*** Information shown
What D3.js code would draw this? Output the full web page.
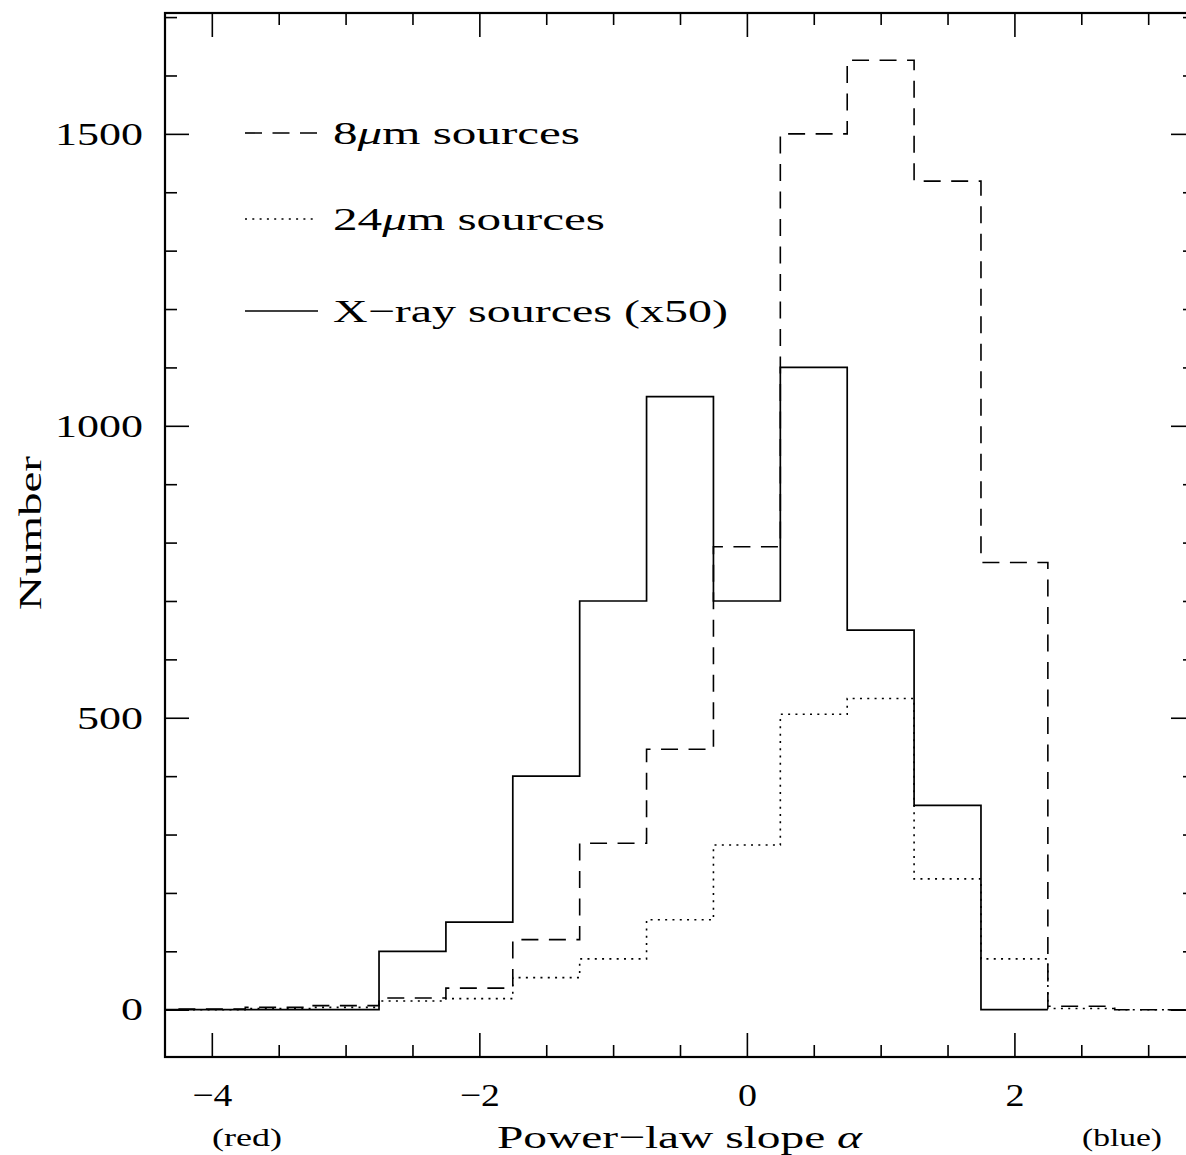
******
*** Information shown
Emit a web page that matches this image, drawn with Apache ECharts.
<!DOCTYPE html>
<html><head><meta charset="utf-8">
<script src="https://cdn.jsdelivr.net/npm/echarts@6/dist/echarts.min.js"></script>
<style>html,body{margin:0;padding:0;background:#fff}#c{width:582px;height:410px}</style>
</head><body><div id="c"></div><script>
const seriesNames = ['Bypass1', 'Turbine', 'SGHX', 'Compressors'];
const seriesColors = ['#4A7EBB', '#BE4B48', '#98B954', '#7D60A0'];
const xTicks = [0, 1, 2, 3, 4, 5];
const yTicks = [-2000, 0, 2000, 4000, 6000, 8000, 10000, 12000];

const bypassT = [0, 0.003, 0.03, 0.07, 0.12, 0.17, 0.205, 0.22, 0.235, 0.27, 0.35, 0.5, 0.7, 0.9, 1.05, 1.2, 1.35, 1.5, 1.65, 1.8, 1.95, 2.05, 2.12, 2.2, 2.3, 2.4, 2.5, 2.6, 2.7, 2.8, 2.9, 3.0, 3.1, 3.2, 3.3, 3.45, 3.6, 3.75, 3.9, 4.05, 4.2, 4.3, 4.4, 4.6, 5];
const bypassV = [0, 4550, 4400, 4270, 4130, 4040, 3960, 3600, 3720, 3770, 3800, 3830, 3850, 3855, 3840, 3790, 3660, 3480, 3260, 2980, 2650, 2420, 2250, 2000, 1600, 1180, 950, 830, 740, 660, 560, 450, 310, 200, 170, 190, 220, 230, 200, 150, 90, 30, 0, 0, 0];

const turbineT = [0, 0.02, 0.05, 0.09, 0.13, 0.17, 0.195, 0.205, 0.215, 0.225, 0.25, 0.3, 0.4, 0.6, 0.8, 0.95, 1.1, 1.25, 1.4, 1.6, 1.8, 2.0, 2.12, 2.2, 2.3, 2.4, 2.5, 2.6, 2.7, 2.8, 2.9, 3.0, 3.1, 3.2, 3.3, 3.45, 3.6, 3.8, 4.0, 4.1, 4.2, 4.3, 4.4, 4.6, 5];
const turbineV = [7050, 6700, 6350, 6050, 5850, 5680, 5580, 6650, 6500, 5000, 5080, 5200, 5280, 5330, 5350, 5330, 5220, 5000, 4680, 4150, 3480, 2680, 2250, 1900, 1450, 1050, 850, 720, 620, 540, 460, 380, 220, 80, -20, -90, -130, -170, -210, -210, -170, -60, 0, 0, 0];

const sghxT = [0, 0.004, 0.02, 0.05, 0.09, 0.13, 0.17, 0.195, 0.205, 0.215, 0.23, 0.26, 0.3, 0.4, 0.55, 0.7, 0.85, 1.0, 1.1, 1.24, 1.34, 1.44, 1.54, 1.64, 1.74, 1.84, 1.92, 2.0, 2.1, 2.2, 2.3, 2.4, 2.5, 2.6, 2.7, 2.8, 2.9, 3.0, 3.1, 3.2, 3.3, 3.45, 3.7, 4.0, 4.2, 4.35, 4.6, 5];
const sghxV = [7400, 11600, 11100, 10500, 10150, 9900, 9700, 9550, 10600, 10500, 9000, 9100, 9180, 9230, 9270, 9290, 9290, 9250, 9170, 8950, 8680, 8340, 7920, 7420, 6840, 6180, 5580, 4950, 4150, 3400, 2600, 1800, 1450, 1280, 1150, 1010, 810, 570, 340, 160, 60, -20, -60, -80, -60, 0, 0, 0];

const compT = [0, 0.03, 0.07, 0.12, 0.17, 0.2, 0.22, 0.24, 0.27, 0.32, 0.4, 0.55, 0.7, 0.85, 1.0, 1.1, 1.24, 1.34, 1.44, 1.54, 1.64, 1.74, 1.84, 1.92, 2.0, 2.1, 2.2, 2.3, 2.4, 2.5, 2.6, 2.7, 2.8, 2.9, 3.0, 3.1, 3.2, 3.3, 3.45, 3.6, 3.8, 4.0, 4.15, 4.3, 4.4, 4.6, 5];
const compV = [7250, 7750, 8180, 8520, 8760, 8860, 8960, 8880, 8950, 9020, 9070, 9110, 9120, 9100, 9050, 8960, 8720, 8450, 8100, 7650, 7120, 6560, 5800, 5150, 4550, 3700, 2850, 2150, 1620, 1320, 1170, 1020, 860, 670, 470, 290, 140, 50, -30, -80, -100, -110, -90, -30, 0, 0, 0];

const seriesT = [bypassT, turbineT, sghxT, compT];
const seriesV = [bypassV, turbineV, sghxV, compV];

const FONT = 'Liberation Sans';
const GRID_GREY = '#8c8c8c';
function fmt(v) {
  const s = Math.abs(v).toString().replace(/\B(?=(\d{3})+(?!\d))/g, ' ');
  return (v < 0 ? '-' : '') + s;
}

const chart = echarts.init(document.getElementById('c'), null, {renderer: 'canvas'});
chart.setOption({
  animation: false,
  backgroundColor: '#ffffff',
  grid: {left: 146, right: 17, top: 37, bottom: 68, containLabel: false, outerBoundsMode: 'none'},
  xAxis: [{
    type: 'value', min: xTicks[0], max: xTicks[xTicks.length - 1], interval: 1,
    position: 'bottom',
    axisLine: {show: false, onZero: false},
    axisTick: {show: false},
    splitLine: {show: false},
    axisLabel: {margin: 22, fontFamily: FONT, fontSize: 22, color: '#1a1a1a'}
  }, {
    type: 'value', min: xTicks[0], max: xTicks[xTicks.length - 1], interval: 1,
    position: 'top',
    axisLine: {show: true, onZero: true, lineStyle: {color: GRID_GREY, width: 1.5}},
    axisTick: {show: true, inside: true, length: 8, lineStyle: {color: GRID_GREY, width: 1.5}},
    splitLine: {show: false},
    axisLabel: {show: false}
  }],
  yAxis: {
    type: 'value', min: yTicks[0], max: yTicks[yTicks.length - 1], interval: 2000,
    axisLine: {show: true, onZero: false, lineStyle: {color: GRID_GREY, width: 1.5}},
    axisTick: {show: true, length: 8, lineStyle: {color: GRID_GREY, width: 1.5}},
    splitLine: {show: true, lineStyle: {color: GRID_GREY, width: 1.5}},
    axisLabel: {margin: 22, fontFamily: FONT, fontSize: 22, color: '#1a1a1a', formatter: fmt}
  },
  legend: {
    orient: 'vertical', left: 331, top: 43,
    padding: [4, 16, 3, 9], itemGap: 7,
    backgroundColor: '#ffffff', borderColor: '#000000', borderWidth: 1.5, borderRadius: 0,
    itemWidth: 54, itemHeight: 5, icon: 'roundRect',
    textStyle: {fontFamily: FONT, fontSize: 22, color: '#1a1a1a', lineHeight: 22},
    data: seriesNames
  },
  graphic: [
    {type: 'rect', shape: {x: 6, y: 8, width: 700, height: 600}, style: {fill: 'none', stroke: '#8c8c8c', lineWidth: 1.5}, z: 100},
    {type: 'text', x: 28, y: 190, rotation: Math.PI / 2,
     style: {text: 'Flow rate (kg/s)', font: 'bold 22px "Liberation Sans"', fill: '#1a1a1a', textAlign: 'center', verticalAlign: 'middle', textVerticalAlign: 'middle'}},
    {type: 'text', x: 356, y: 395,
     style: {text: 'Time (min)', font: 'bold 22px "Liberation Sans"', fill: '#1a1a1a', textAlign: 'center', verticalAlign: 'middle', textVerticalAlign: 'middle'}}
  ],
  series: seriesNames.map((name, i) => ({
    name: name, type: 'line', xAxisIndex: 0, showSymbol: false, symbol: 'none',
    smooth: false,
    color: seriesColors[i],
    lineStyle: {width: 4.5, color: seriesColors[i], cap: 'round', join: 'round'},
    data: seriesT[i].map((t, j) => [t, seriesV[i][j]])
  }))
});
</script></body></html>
******
*** Information shown
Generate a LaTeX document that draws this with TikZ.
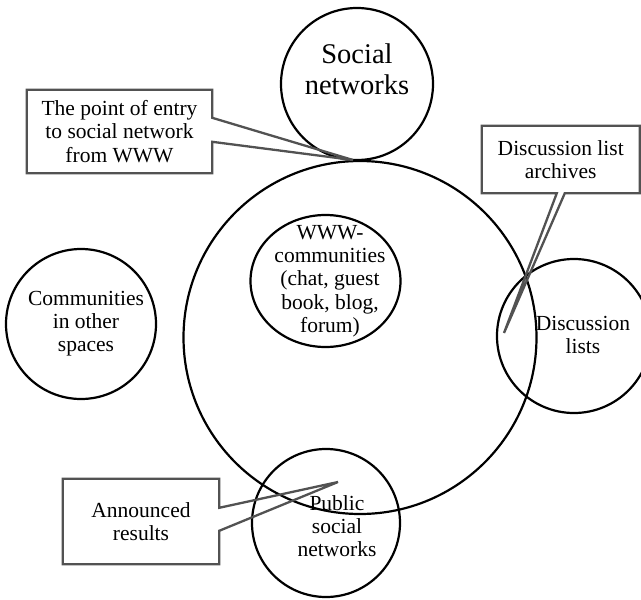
******
→ What needs to be done:
Each line containing the word "document" counts once; say how many such lines there are, giving only the number.

→ Solved exercise:
2